Corpwatch also claimed MEP underpays its local national linguists (LNLs). In a fact sheet, the company said, "Local nationals are paid well by the standards of their community. MEP's LNLs are compensated better than doctors and cabinet-level officials in Afghanistan. MEP presently has a backlog of more than 600 Afghan nationals waiting to become linguists."[18]

On The World of Troubles blog, journalist Jim Foley wrote that MEP was withholding pay from some linguists in dangerous areas. MEP responded that government regulations require a sometimes "cumbersome process which requires signatures from both MEP managers and military points of contact" and without those, pay cannot be disbursed. MEP further noted that the payroll problem had been successfully noted and resolved before Foley published his article.[41]

MEP has also been charged with deploying interpreters who were old or otherwise physically unfit.[42] MEP's response was that it recruits, vets, and trains linguists according to the military's specifications, but does not control their final assignments throughout Afghanistan.[18]

ABC News report and lawsuit

In September 2010, ABC News' Brian Ross quoted a former MEP employee who alleged in a whistleblower lawsuit that the company had sent unqualified linguists to Afghanistan two years earlier.[43] Disparate commentators criticized ABC's coverage of the story.

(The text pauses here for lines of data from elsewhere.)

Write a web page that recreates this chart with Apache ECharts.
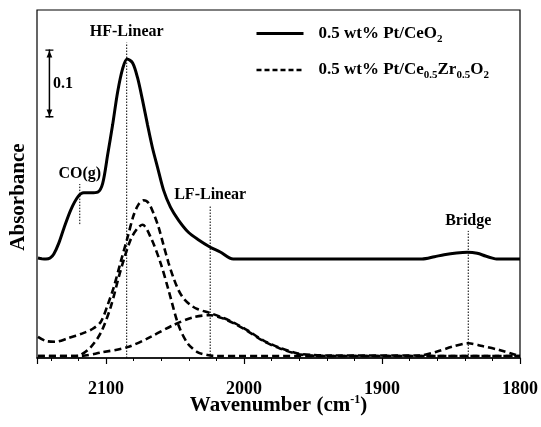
<!DOCTYPE html>
<html><head><meta charset="utf-8">
<script src="https://cdn.jsdelivr.net/npm/echarts@6/dist/echarts.min.js"></script>
<style>html,body{margin:0;padding:0;background:#fff}#c{width:541px;height:427px}</style>
</head><body><div id="c"></div>
<script>
// ---- data (wavenumber cm-1, absorbance a.u.) ----
const xTickLabels = [2100, 2000, 1900, 1800];
const seriesNames = ['0.5 wt% Pt/CeO2', '0.5 wt% Pt/Ce0.5Zr0.5O2'];

const ptCeO2 = [
  [2149.3,0.147],[2146.5,0.146],[2143.5,0.1455],[2140.5,0.147],[2137.8,0.153],[2134.2,0.169],[2130.5,0.191],
  [2125.5,0.218],[2120.4,0.237],[2116.1,0.243],[2111.0,0.243],[2106.0,0.244],[2102.4,0.257],
  [2098.8,0.299],[2095.2,0.343],[2091.6,0.391],[2087.9,0.426],[2084.7,0.440],[2080.7,0.434],
  [2077.1,0.412],[2073.5,0.379],[2069.9,0.343],[2066.3,0.309],[2062.7,0.281],[2058.3,0.247],
  [2053.3,0.222],[2047.5,0.203],[2040.3,0.185],[2033.1,0.174],[2024.4,0.163],[2017.2,0.156],
  [2007.8,0.1456],[1950,0.1456],[1871,0.1456],[1862,0.149],[1855,0.152],[1846,0.1545],
  [1838,0.1555],[1831,0.154],[1825,0.150],[1820,0.147],[1817,0.1456],[1800,0.1456]
];
const ptCeZrTotal = [
  [2149.3,0.031],[2143.5,0.025],[2136.3,0.024],[2127.7,0.029],[2116.1,0.037],[2109.6,0.043],
  [2103.8,0.053],[2098.8,0.078],[2094.4,0.104],[2089.4,0.141],[2084.3,0.178],[2080.0,0.210],
  [2076.4,0.226],[2072.8,0.232],[2069.2,0.228],[2065.6,0.213],[2062.0,0.193],[2058.3,0.166],
  [2054.7,0.140],[2051.1,0.118],[2047.5,0.100],[2043.9,0.088],[2038.8,0.078],[2033.8,0.072],
  [2024.4,0.066],[2015.0,0.059],[2006.4,0.051],[1997.7,0.041],[1986.1,0.026],[1973.9,0.015],
  [1961.6,0.007],[1950.1,0.0044],[1937.8,0.0037],[1872.8,0.0037],[1860.5,0.0093],[1849.0,0.0166],
  [1837.4,0.0216],[1827.3,0.0176],[1815.0,0.0118],[1802.7,0.0044],[1800.5,0.003]
];
const ptCeZrHF = [
  [2149.3,0.003],[2121.9,0.003],[2118.3,0.0044],[2111.0,0.016],[2103.8,0.037],[2096.6,0.075],
  [2089.4,0.129],[2082.2,0.174],[2077.1,0.191],[2073.5,0.196],[2067.7,0.178],[2060.5,0.140],
  [2054.7,0.100],[2047.5,0.0485],[2041.0,0.022],[2033.8,0.0088],[2026.6,0.0044],[2020.8,0.003],
  [1800,0.003]
];
const ptCeZrLF = [
  [2149.3,0.003],[2118.3,0.003],[2103.8,0.008],[2084.3,0.016],[2067.7,0.031],[2051.1,0.0485],
  [2036.6,0.060],[2024.4,0.063],[2015.0,0.058],[2006.4,0.050],[1997.7,0.040],[1986.1,0.025],
  [1973.9,0.014],[1961.6,0.006],[1950.1,0.0035],[1937.8,0.003],[1800,0.003]
];

const annoNames  = ['HF-Linear', 'CO(g)', 'LF-Linear', 'Bridge'];
const annoWave   = [2085, 2119, 2024.5, 1837.5];
const annoTop    = [0.464, 0.256, 0.224, 0.187];
const annoBottom = [0, 0.197, 0, 0];

const scaleBarWave = 2141;
const scaleBarFrom = 0.354;
const scaleBarTo = 0.454;
const scaleBarLabel = '0.1';

// ---- chart ----
const FONT = 'Liberation Serif';
const chart = echarts.init(document.getElementById('c'), null, {renderer: 'canvas'});

const legendRich = {
  '0.5 wt% Pt/CeO2': '{m|0.5 wt% Pt/CeO}{s|2}',
  '0.5 wt% Pt/Ce0.5Zr0.5O2': '{m|0.5 wt% Pt/Ce}{s|0.5}{m|Zr}{s|0.5}{m|O}{s|2}'
};

const capPath = 'path://M0,0 L10,0 L10,1.6 L0,1.6 Z M5,1.6 L8.6,9 L1.4,9 Z';

const series = [
  {
    name: seriesNames[0], type: 'line', data: ptCeO2, smooth: 0.3, symbol: 'none',
    lineStyle: {color: '#000', width: 3}, itemStyle: {color: '#000'}, z: 5
  },
  {
    name: seriesNames[1], type: 'line', data: ptCeZrTotal, smooth: 0.3, symbol: 'none',
    lineStyle: {color: '#000', width: 2.6, type: [7, 4]}, itemStyle: {color: '#000'}, z: 5
  },
  {
    name: 'HF component', type: 'line', data: ptCeZrHF, smooth: 0.3, symbol: 'none',
    lineStyle: {color: '#000', width: 2.6, type: [7, 4]}, z: 4
  },
  {
    name: 'LF component', type: 'line', data: ptCeZrLF, smooth: 0.3, symbol: 'none',
    lineStyle: {color: '#000', width: 2.6, type: [7, 4]}, z: 4
  }
];

annoNames.forEach((nm, i) => {
  series.push({
    name: 'anno' + i, type: 'line', symbol: 'circle', symbolSize: 1,
    itemStyle: {color: 'rgba(0,0,0,0)'},
    lineStyle: {color: '#000', width: 1, type: [1.5, 1.5]},
    data: [
      [annoWave[i], annoBottom[i]],
      {value: [annoWave[i], annoTop[i]],
       label: {show: true, position: 'top', distance: 2, formatter: nm,
               color: '#000', fontFamily: FONT, fontWeight: 'bold', fontSize: 16}}
    ],
    z: 3, silent: true
  });
});

series.push({
  name: 'scalebar', type: 'line', lineStyle: {color: '#000', width: 1.5},
  itemStyle: {color: '#000'},
  data: [
    {value: [scaleBarWave, scaleBarTo], symbol: capPath, symbolSize: [8, 8], symbolRotate: 0, symbolOffset: [0, 4]},
    {value: [scaleBarWave, (scaleBarFrom + scaleBarTo) / 2], symbol: 'circle', symbolSize: 1,
     itemStyle: {color: 'rgba(0,0,0,0)'},
     label: {show: true, position: 'right', distance: 3, formatter: scaleBarLabel,
             color: '#000', fontFamily: FONT, fontWeight: 'bold', fontSize: 16}},
    {value: [scaleBarWave, scaleBarFrom], symbol: capPath, symbolSize: [8, 8], symbolRotate: 180, symbolOffset: [0, -4]}
  ],
  z: 6, silent: true
});

const axisCommon = {
  type: 'value', min: 1800, max: 2150, inverse: true, position: 'bottom'
};

chart.setOption({
  animation: false,
  backgroundColor: '#fff',
  grid: {left: 37, top: 10, right: 21, bottom: 69, show: true, borderColor: '#000', borderWidth: 1.2, backgroundColor: 'transparent'},
  legend: {
    data: [
      {name: seriesNames[0], lineStyle: {width: 3}},
      {name: seriesNames[1], lineStyle: {type: [5, 3], width: 2.6}}
    ],
    orient: 'vertical', left: 255, top: 25, padding: 0,
    itemWidth: 47, itemHeight: 14, itemGap: 17,
    itemStyle: {opacity: 0, color: 'rgba(0,0,0,0)', borderWidth: 0},
    formatter: n => legendRich[n] || n,
    textStyle: {
      padding: [0, 0, 0, 10],
      rich: {
        m: {fontFamily: FONT, fontWeight: 'bold', fontSize: 17, color: '#000', lineHeight: 22},
        s: {fontFamily: FONT, fontWeight: 'bold', fontSize: 11, color: '#000', lineHeight: 10, verticalAlign: 'bottom'}
      }
    }
  },
  xAxis: [
    Object.assign({}, axisCommon, {
      interval: 20,
      name: '{m|Wavenumber (cm}{p|-1}{m|)}', nameLocation: 'middle', nameGap: 36,
      nameTextStyle: {
        rich: {
          m: {fontFamily: FONT, fontWeight: 'bold', fontSize: 21, color: '#000', lineHeight: 24},
          p: {fontFamily: FONT, fontWeight: 'bold', fontSize: 12, color: '#000', lineHeight: 10, verticalAlign: 'top'}
        }
      },
      axisLine: {show: true, lineStyle: {color: '#000', width: 1.5}},
      axisTick: {show: true, inside: false, length: 3, lineStyle: {color: '#000', width: 1}},
      axisLabel: {show: false},
      splitLine: {show: false}
    }),
    Object.assign({}, axisCommon, {
      interval: 100,
      axisLine: {show: false},
      axisTick: {show: true, inside: false, length: 6, lineStyle: {color: '#000', width: 1.2}},
      axisLabel: {
        show: true, interval: 0, margin: 22,
        formatter: v => (xTickLabels.indexOf(v) >= 0 ? String(v) : ''),
        fontFamily: FONT, fontWeight: 'bold', fontSize: 18, color: '#000'
      },
      splitLine: {show: false}
    })
  ],
  yAxis: {
    type: 'value', min: 0, max: 0.512,
    name: 'Absorbance', nameLocation: 'middle', nameGap: 8,
    nameTextStyle: {fontFamily: FONT, fontWeight: 'bold', fontSize: 21, color: '#000', padding: [0, 26, 0, 0]},
    axisLine: {show: false}, axisTick: {show: false}, axisLabel: {show: false}, splitLine: {show: false}
  },
  series: series
});
</script>
</body></html>
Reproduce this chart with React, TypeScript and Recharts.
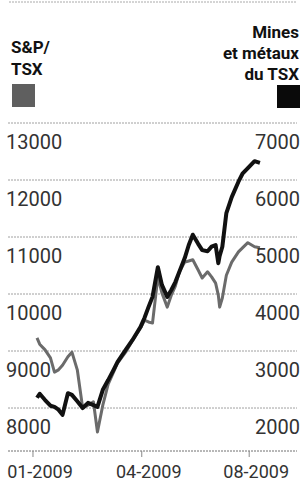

The Huffington Post's David Isenberg pointed out Ross's use of "weak, secondary sources," and the former employee's financial motives in bringing the case.[44] The American Spectator's Jed Babbin said Ross had "cobbled together information from irrelevant or financially interested sources."[45] Two weeks after the original report aired, the network published a follow-up on its website when U.S. District Judge Leonie Brinkema dismissed the case against MEP without prejudice.

When the case was refiled in November 2010, the same judge allowed the case against MEP to move forward.[46] On February 10, 2011, the lawsuit was dismissed.[47]

2010 Afghanistan shooting incident

In January 2010, Mission Essential linguist Ahmad Nasir Ahmadi fired on U.S. personnel in Afghanistan, killing two soldiers and wounding a third before he was killed by an alert army sergeant. Nearly 18 months later, the survivor and family members of the deceased soldiers filed a lawsuit against MEP.[48]

In response, MEP released a statement saying that the army had conducted a thorough investigation of the incident and found the shooting was "the result of the unforeseeable criminal acts" of the shooter, who had been vetted and approved by the US Government. MEP also noted that it had not issued Ahmadi a weapon nor authorized him to use one.[49]

Awards

Mission Essential has won several awards.

In its early days, it won a number of fast growth-related honors, such as Entrepreneurs of the Year for Emerging Markets in 2006[50] and the Business First Fast Fifty in 2007[51] and 2008.[52] Mission Essential made Inc. Magazine's annual roll of the 500 fastest growing companies in 2009-2011.[53][54][55]

The company has also consistently earned accolades from industry as well. Washington Technology has listed the company among its Top 100 Government Contractors since 2009, reaching its highest point to date in 2013 at #31.[56][57][58][59][60] Defense News named Mission Essential to its list of Top 100 defense contractors in 2012,[61] 2013,[62] and 2014.[63]

The Association of the United States Army named Mission Essential its member company of the month for July 2012, noting that, "For the current conflicts with which the US Army is involved, communication can be more valuable than weaponry: so the United States can share its message of good will with those we can help while deciphering the message of those who would do us harm."[64]

The company has won many awards in its hometown of Columbus, Ohio. In 2010, Mission Essential's ad campaigns won awards from the Columbus Society for Communicating Arts.[65] In 2011, the Columbus Business Journal named Mission Essential the No. 1 government contractor in Central Ohio.[66]